When a 44-year-old Scottish woman visited the doctor’s office with complaints of pain and loss of movement in her left arm and shoulder, doctors were perplexed. X-ray images showed a lesion in her humerus bone that would normally would be an indication of cancer, but biopsy results didn’t show cancer.
For more than a year the woman not only suffered from pain and swelling, but her arm bone would fracture from minor injuries. It wasn’t until 18 months later doctors made a surprising discovery: her bones were “vanishing”.
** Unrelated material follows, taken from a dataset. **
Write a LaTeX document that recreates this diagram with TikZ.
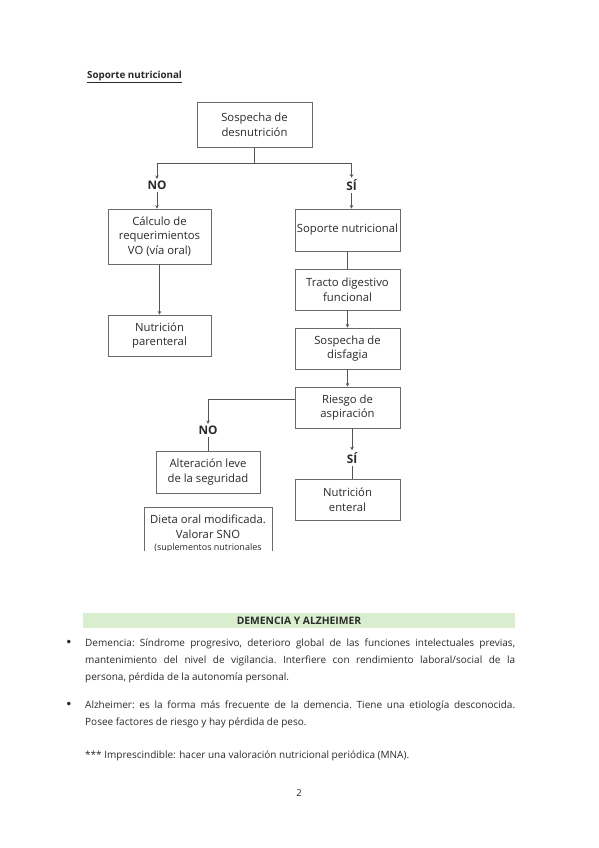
\documentclass[tikz,border=0pt]{standalone}
\usepackage{fontspec}
\setmainfont{Open Sans}
\newfontfamily\flowfont{Open Sans}
\newfontfamily\dejavu{DejaVu Sans}
\usetikzlibrary{arrows.meta}
\definecolor{linegray}{HTML}{555555}
\definecolor{boxgray}{HTML}{6A6A6A}
\definecolor{txtgray}{HTML}{2A2A2A}
\definecolor{barGreen}{HTML}{D9EDCF}
\begin{document}
\begin{tikzpicture}[x=1pt,y=-1pt,
  fbox/.style={draw=boxgray, line width=0.8pt, fill=white, align=center, inner sep=0pt,
    text=txtgray, font=\flowfont\fontsize{11.3}{14.8}\selectfont},
  lab/.style={font=\flowfont\bfseries\fontsize{11.8}{12}\selectfont, inner sep=2pt, text=txtgray},
  conn/.style={draw=linegray, line width=0.7pt},
  arr/.style={conn, -{Stealth[length=3.5pt,width=3.5pt]}},
  body/.style={font=\fontsize{10}{16.6}\selectfont, text=txtgray, inner sep=0pt, anchor=north west, text width=430pt, align=justify},
  bul/.style={inner sep=0pt, font=\dejavu\fontsize{12}{12}\selectfont, text=txtgray}
]
\useasboundingbox (0,0) rectangle (599,848);
\fill[white] (0,0) rectangle (599,848);

\node[anchor=west, inner sep=0pt, font=\bfseries\fontsize{9.8}{11}\selectfont, text=txtgray] (title) at (87,77) {\underline{Soporte nutricional}};

% boxes
\node[fbox, minimum width=115pt, minimum height=45pt] (top) at (254.5,124.5) {Sospecha de\\desnutrición};
\node[fbox, minimum width=103pt, minimum height=55pt] (calc) at (159.5,236.5) {Cálculo de\\requerimientos\\VO (vía oral)};
\node[fbox, minimum width=103pt, minimum height=41pt] (paren) at (159.5,335.5) {Nutrición\\parenteral};
\node[fbox, minimum width=105pt, minimum height=42pt] (sop) at (347.5,230) {Soporte nutricional};
\node[fbox, minimum width=105pt, minimum height=41pt] (tracto) at (347.5,289.5) {Tracto digestivo\\funcional};
\node[fbox, minimum width=105pt, minimum height=41pt] (disf) at (347.5,348.5) {Sospecha de\\disfagia};
\node[fbox, minimum width=105pt, minimum height=41pt] (riesgo) at (347.5,407.5) {Riesgo de\\aspiración};
\node[fbox, minimum width=104pt, minimum height=42pt] (alter) at (208,472) {Alteración leve\\de la seguridad};
\node[fbox, minimum width=105pt, minimum height=41pt] (enteral) at (347.5,499.5) {Nutrición\\enteral};

% labels
\node[lab] (no1) at (157,185.5) {NO};
\node[lab] (si1) at (351.5,185.5) {SÍ};
\node[lab] (no2) at (208,430.5) {NO};
\node[lab] (si2) at (352,458) {SÍ};

% connectors
\coordinate (j1) at (254.5,163);
\draw[conn] (top.south) -- (j1);
\draw[arr] (j1) -| (no1.north);
\draw[arr] (j1) -| (si1.north);
\draw[arr] (no1.south) -- (no1.south |- calc.north);
\draw[arr] (si1.south) -- (si1.south |- sop.north);
\draw[arr] (calc.south) -- (paren.north);
\draw[conn] (sop.south) -- (tracto.north);
\draw[arr] (tracto.south) -- (disf.north);
\draw[arr] (disf.south) -- (riesgo.north);
\coordinate (rw) at ([yshift=8.5pt]riesgo.west);
\draw[arr] (rw) -| (no2.north);
\draw[conn] (no2.south) -- (no2.south |- alter.north);
\draw[arr] (riesgo.south -| si2.north) -- (si2.north);
\draw[conn] (si2.south) -- (si2.south |- enteral.north);

% clipped box
\begin{scope}
\clip (140,504) rectangle (276,550.5);
\node[align=center, inner sep=0pt, text=txtgray, font=\flowfont\fontsize{11.3}{14.8}\selectfont] (dieta) at (208,527) {Dieta oral modificada.\\Valorar SNO};
\node[inner sep=0pt, text=txtgray, font=\flowfont\fontsize{9}{10}\selectfont] (dieta2) at (208,548.5) {(suplementos nutrionales};
\draw[draw=boxgray, line width=0.8pt] (144,560) -- (144,507) -- (272,507) -- (272,560);
\end{scope}

% green header bar
\fill[barGreen] (83,613) rectangle (515,628);
\node[font=\bfseries\fontsize{10.3}{11}\selectfont, text=txtgray, inner sep=0pt] (dem) at (299,620.5) {DEMENCIA Y ALZHEIMER};

% bullets and paragraphs
\node[bul] (b1) at (69,643) {•};
\node[bul] (b2) at (69,705) {•};
\node[body] (p1) at (85,639) {\frenchspacing\hbadness=10000 Demencia: Síndrome progresivo, deterioro global de las funciones intelectuales previas,\linebreak mantenimiento del nivel de vigilancia. Interfiere con rendimiento laboral/social de la\linebreak persona, pérdida de la autonomía personal.};
\node[body] (p2) at (85,701) {\frenchspacing\hbadness=10000 Alzheimer: es la forma más frecuente de la demencia. Tiene una etiología desconocida.\linebreak Posee factores de riesgo y hay pérdida de peso.};
\node[anchor=west, inner sep=0pt, font=\fontsize{10}{10}\selectfont, text=txtgray] (imp) at (85,756) {*** Imprescindible: hacer una valoración nutricional periódica (MNA).};

\node[inner sep=0pt, font=\fontsize{9.5}{10}\selectfont, text=txtgray] (pg) at (299,793) {2};
\end{tikzpicture}
\end{document}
It's an extremely rare condition called Gorham-Stout disease (GSD) – or “vanishing bone disease” – where patients progressively lose bone mass. It's also a mystery to doctors who don't know its etiology or cure. Bone loss (osteolysis) and the overgrowth (proliferation) of lymphatic vessels progressively destroy the bone, causing it to be absorbed into the circulation of cells or tissues. Initially, “disappearing” bones might look as though they have patchy osteoporosis. Over time, deformities occur while bone mass is lost or shrinks, eventually leading to bones "vanishing" over time.
What causes this rare and poorly understood disease is a mystery in itself. According to a case study published in BMJ Case Reports, of the 64 reported cases, eight involved the humerus. The condition was first reported in 1838 after a young man’s humerus gradually vanished, and since then nearly all cases have involved people under the age of 40. Because of its rarity, GSD is difficult to diagnose and its prognosis is often unpredictable. While it is generally benign, it can lead to disabling impairment. Worse yet, there is no cure. Treatments include removing the bone through surgery, radiation to keep the disease from spreading, and taking bisphosphonates that prevent bone loss.
It can affect one or multiple bones at a time, including the arms, legs, collarbone, jaw, and pelvis. If it affects the spine or skull base, it could ultimately lead to paralysis. In cases where the rib cage is affected, a buildup of fluid between the membrane lining the lungs could prove fatal.
Oddly enough, in some cases, the disease spontaneously disappears as mysteriously as it first appeared.
As for the woman in Scotland, it's unclear whether she was treated for her "vanishing" bones or what her ultimate prognosis was. IFLScience reached out to researchers with the Royal Infirmary of Edinburgh in Scotland but did not receive a response at the time of publication.